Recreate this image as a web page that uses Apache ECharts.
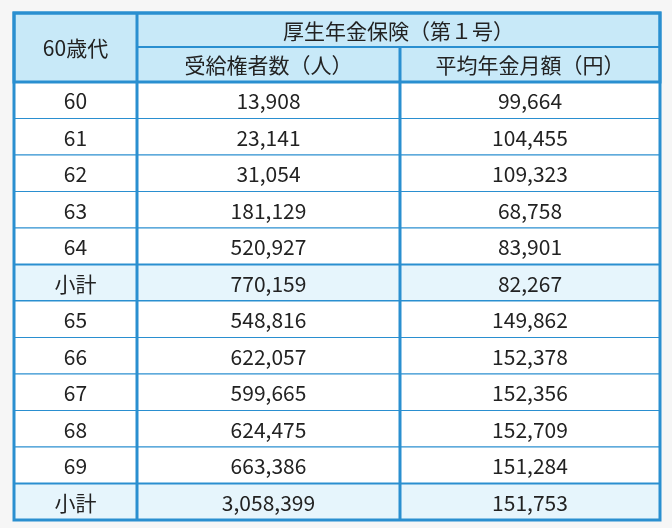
<!DOCTYPE html>
<html><head><meta charset="utf-8">
<script src="https://cdn.jsdelivr.net/npm/echarts@6/dist/echarts.min.js"></script>
<style>html,body{margin:0;background:#f6f6f6}#c{width:672px;height:528px}</style>
</head><body><div id="c"></div>
<script>
var ages = ['60','61','62','63','64','小計','65','66','67','68','69','小計'];
var recipients = ['13,908','23,141','31,054','181,129','520,927','770,159','548,816','622,057','599,665','624,475','663,386','3,058,399'];
var avgPension = ['99,664','104,455','109,323','68,758','83,901','82,267','149,862','152,378','152,356','152,709','151,284','151,753'];
var headTop = '厚生年金保険（第１号）';
var headCols = ['60歳代','受給権者数（人）','平均年金月額（円）'];

var colEdges = [0, 123, 386, 646];
var rowEdges = [0, 34, 69];
for (var i = 1; i <= ages.length; i++) rowEdges.push(69 + i * (438 / ages.length));

var HEAD = '#c8e9f8', SUB = '#e6f5fc', LINE = '#2a8fd0';
var cells = [];
cells.push([colEdges[0], colEdges[1], rowEdges[0], rowEdges[2], headCols[0], HEAD, 2]);
cells.push([colEdges[1], colEdges[3], rowEdges[0], rowEdges[1], headTop, HEAD, 2]);
cells.push([colEdges[1], colEdges[2], rowEdges[1], rowEdges[2], headCols[1], HEAD, 2]);
cells.push([colEdges[2], colEdges[3], rowEdges[1], rowEdges[2], headCols[2], HEAD, 2]);
ages.forEach(function (a, r) {
  var fill = a === '小計' ? SUB : '#ffffff';
  var w = a === '小計' ? 2 : 1;
  [a, recipients[r], avgPension[r]].forEach(function (t, c) {
    cells.push([colEdges[c], colEdges[c + 1], rowEdges[r + 2], rowEdges[r + 3], t, fill, w]);
  });
});

var chart = echarts.init(document.getElementById('c'));
chart.setOption({
  backgroundColor: '#f6f6f6',
  animation: false,
  grid: { left: 14, top: 13, width: 646, height: 507 },
  xAxis: { type: 'value', min: 0, max: 646, show: false },
  yAxis: { type: 'value', min: 0, max: 507, inverse: true, show: false },
  series: [{
    type: 'custom',
    data: cells,
    renderItem: function (params, api) {
      var p0 = api.coord([api.value(0), api.value(2)]);
      var p1 = api.coord([api.value(1), api.value(3)]);
      var d = cells[params.dataIndex];
      return {
        type: 'group',
        children: [{
          type: 'rect',
          shape: { x: p0[0], y: p0[1], width: p1[0] - p0[0], height: p1[1] - p0[1] },
          style: { fill: d[5], stroke: LINE, lineWidth: d[6] }
        }, {
          type: 'text',
          style: {
            text: d[4], x: (p0[0] + p1[0]) / 2, y: (p0[1] + p1[1]) / 2 + 1,
            align: 'center', verticalAlign: 'middle', fill: '#222',
            font: '21px "Noto Sans CJK JP", "Noto Sans", sans-serif'
          }
        }]
      };
    }
  }, {
    type: 'custom',
    data: [[0, 646, 0, 507], [0, 646, 0, 69], [123, 123, 0, 507], [386, 386, 34, 507]],
    z: 3,
    renderItem: function (params, api) {
      var p0 = api.coord([api.value(0), api.value(2)]);
      var p1 = api.coord([api.value(1), api.value(3)]);
      return {
        type: 'rect',
        shape: { x: p0[0], y: p0[1], width: p1[0] - p0[0], height: p1[1] - p0[1] },
        style: { fill: 'none', stroke: LINE, lineWidth: 3 }
      };
    }
  }]
});
</script></body></html>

SHORT TASK ▸ Go through the data above and transcribe it in full, omitting any image.

OUTPUT OF THE EXERCISE ▸
Recreate this image as a web page that uses Apache ECharts.
<!DOCTYPE html>
<html><head><meta charset="utf-8">
<script src="https://cdn.jsdelivr.net/npm/echarts@6/dist/echarts.min.js"></script>
<style>html,body{margin:0;background:#f6f6f6}#c{width:672px;height:528px}</style>
</head><body><div id="c"></div>
<script>
var ages = ['60','61','62','63','64','小計','65','66','67','68','69','小計'];
var recipients = ['13,908','23,141','31,054','181,129','520,927','770,159','548,816','622,057','599,665','624,475','663,386','3,058,399'];
var avgPension = ['99,664','104,455','109,323','68,758','83,901','82,267','149,862','152,378','152,356','152,709','151,284','151,753'];
var headTop = '厚生年金保険（第１号）';
var headCols = ['60歳代','受給権者数（人）','平均年金月額（円）'];

var colEdges = [0, 123, 386, 646];
var rowEdges = [0, 34, 69];
for (var i = 1; i <= ages.length; i++) rowEdges.push(69 + i * (438 / ages.length));

var HEAD = '#c8e9f8', SUB = '#e6f5fc', LINE = '#2a8fd0';
var cells = [];
cells.push([colEdges[0], colEdges[1], rowEdges[0], rowEdges[2], headCols[0], HEAD, 2]);
cells.push([colEdges[1], colEdges[3], rowEdges[0], rowEdges[1], headTop, HEAD, 2]);
cells.push([colEdges[1], colEdges[2], rowEdges[1], rowEdges[2], headCols[1], HEAD, 2]);
cells.push([colEdges[2], colEdges[3], rowEdges[1], rowEdges[2], headCols[2], HEAD, 2]);
ages.forEach(function (a, r) {
  var fill = a === '小計' ? SUB : '#ffffff';
  var w = a === '小計' ? 2 : 1;
  [a, recipients[r], avgPension[r]].forEach(function (t, c) {
    cells.push([colEdges[c], colEdges[c + 1], rowEdges[r + 2], rowEdges[r + 3], t, fill, w]);
  });
});

var chart = echarts.init(document.getElementById('c'));
chart.setOption({
  backgroundColor: '#f6f6f6',
  animation: false,
  grid: { left: 14, top: 13, width: 646, height: 507 },
  xAxis: { type: 'value', min: 0, max: 646, show: false },
  yAxis: { type: 'value', min: 0, max: 507, inverse: true, show: false },
  series: [{
    type: 'custom',
    data: cells,
    renderItem: function (params, api) {
      var p0 = api.coord([api.value(0), api.value(2)]);
      var p1 = api.coord([api.value(1), api.value(3)]);
      var d = cells[params.dataIndex];
      return {
        type: 'group',
        children: [{
          type: 'rect',
          shape: { x: p0[0], y: p0[1], width: p1[0] - p0[0], height: p1[1] - p0[1] },
          style: { fill: d[5], stroke: LINE, lineWidth: d[6] }
        }, {
          type: 'text',
          style: {
            text: d[4], x: (p0[0] + p1[0]) / 2, y: (p0[1] + p1[1]) / 2 + 1,
            align: 'center', verticalAlign: 'middle', fill: '#222',
            font: '21px "Noto Sans CJK JP", "Noto Sans", sans-serif'
          }
        }]
      };
    }
  }, {
    type: 'custom',
    data: [[0, 646, 0, 507], [0, 646, 0, 69], [123, 123, 0, 507], [386, 386, 34, 507]],
    z: 3,
    renderItem: function (params, api) {
      var p0 = api.coord([api.value(0), api.value(2)]);
      var p1 = api.coord([api.value(1), api.value(3)]);
      return {
        type: 'rect',
        shape: { x: p0[0], y: p0[1], width: p1[0] - p0[0], height: p1[1] - p0[1] },
        style: { fill: 'none', stroke: LINE, lineWidth: 3 }
      };
    }
  }]
});
</script></body></html>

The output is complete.